▸ Task description
Starting with the first line below, extract each line through the one that contains "from matplotlib.patches import Rectangle", inclusive, excluding pictures.

▸ Raw data
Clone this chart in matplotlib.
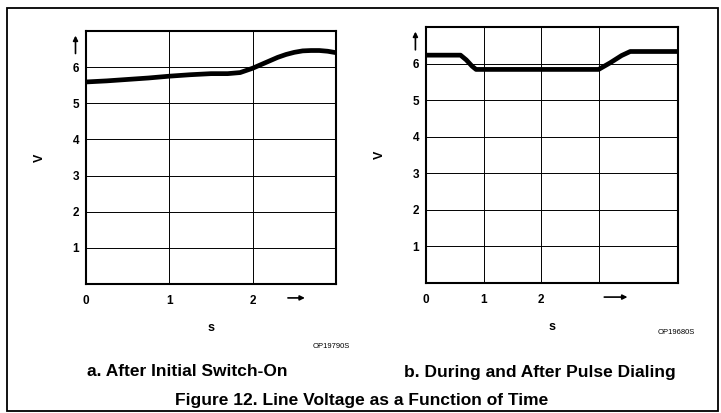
import matplotlib
matplotlib.use("Agg")
import matplotlib.pyplot as plt
from matplotlib.patches import Rectangle

# ---------------- data ----------------
# a. after initial switch-on
t_a = [0.0, 0.25, 0.5, 0.75, 1.0, 1.25, 1.5, 1.7, 1.85, 2.0, 2.1, 2.2, 2.3, 2.4, 2.5, 2.6, 2.7, 2.8, 2.9, 3.0]
v_a = [5.59, 5.62, 5.66, 5.70, 5.75, 5.79, 5.82, 5.82, 5.85, 5.97, 6.07, 6.17, 6.27, 6.35, 6.41, 6.45, 6.46, 6.46, 6.44, 6.40]

# b. during and after pulse dialing
t_b = [0.0, 0.6, 0.7, 0.8, 0.87, 3.0, 3.2, 3.4, 3.55, 4.38]
v_b = [6.23, 6.23, 6.10, 5.93, 5.84, 5.84, 6.02, 6.22, 6.33, 6.33]

y_ticks = [1, 2, 3, 4, 5, 6]
x_ticks_a = [0, 1, 2]
x_ticks_b = [0, 1, 2, 3]
x_labels_a = ["0", "1", "2"]
x_labels_b = ["0", "1", "2", ""]

plt.rcParams["font.family"] = ["Liberation Sans", "DejaVu Sans"]

W, H = 721, 413
fig = plt.figure(figsize=(W / 100, H / 100), dpi=100)


def px_axes(x0, y0, x1, y1):
    return fig.add_axes([x0 / W, 1 - y1 / H, (x1 - x0) / W, (y1 - y0) / H])


def style_panel(ax, t, v, xmax, xticks, xlabels, arrow_x):
    ax.plot(t, v, color="black", lw=3.4, solid_capstyle="butt", zorder=3)
    ax.set_xlim(0, xmax)
    ax.set_ylim(0, 7)
    ax.set_xticks(xticks)
    ax.set_xticklabels(xlabels, fontsize=8.5, fontweight="bold")
    ax.set_yticks(y_ticks)
    ax.set_yticklabels([str(y) for y in y_ticks], fontsize=8.5, fontweight="bold")
    ax.tick_params(axis="x", length=0, pad=8)
    ax.tick_params(axis="y", length=0, pad=5)
    ax.grid(True, color="black", lw=0.7)
    for s in ax.spines.values():
        s.set_linewidth(1.5)
    ax.set_ylabel("V", fontsize=9, fontweight="bold")
    ax.yaxis.set_label_coords(-0.16, 0.5)
    ax.set_xlabel("s", fontsize=9, fontweight="bold")
    ax.xaxis.set_label_coords(0.5, -0.15)
    # arrow along time axis
    ax.annotate("", xy=(arrow_x[1], -0.055), xytext=(arrow_x[0], -0.055),
                xycoords=("data", "axes fraction"),
                arrowprops=dict(arrowstyle="-|>", color="black", lw=1.2, mutation_scale=7),
                annotation_clip=False)
    # arrow along voltage axis
    ax.annotate("", xy=(-0.042, 6.95), xytext=(-0.042, 6.3),
                xycoords=("axes fraction", "data"),
                arrowprops=dict(arrowstyle="-|>", color="black", lw=1.2, mutation_scale=7),
                annotation_clip=False)


ax1 = px_axes(86, 31, 336, 284)
style_panel(ax1, t_a, v_a, 3.0, x_ticks_a, x_labels_a, (2.39, 2.66))

ax2 = px_axes(426, 27, 678, 283)
style_panel(ax2, t_b, v_b, 4.38, x_ticks_b, x_labels_b, (3.05, 3.55))

# figure texts
fig.text(350 / W, 1 - 347 / H, "OP19790S", fontsize=5.5, ha="right", va="center")
fig.text(695 / W, 1 - 333 / H, "OP19680S", fontsize=5.5, ha="right", va="center")
fig.text(187 / W, 1 - 372 / H, "a. After Initial Switch-On", fontsize=12.5,
         fontweight="bold", ha="center", va="center")
fig.text(540 / W, 1 - 372 / H, "b. During and After Pulse Dialing", fontsize=12.5,
         fontweight="bold", ha="center", va="center")
fig.text(362 / W, 1 - 400 / H, "Figure 12. Line Voltage as a Function of Time", fontsize=12.5,
         fontweight="bold", ha="center", va="center")

# outer frame
fig.add_artist(Rectangle((7 / W, 1 - 411 / H), 711 / W, 403 / H, transform=fig.transFigure,
                         fill=False, lw=1.3, edgecolor="black"))

fig.savefig("out.png", dpi=100)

▸ Output below
Clone this chart in matplotlib.
import matplotlib
matplotlib.use("Agg")
import matplotlib.pyplot as plt
from matplotlib.patches import Rectangle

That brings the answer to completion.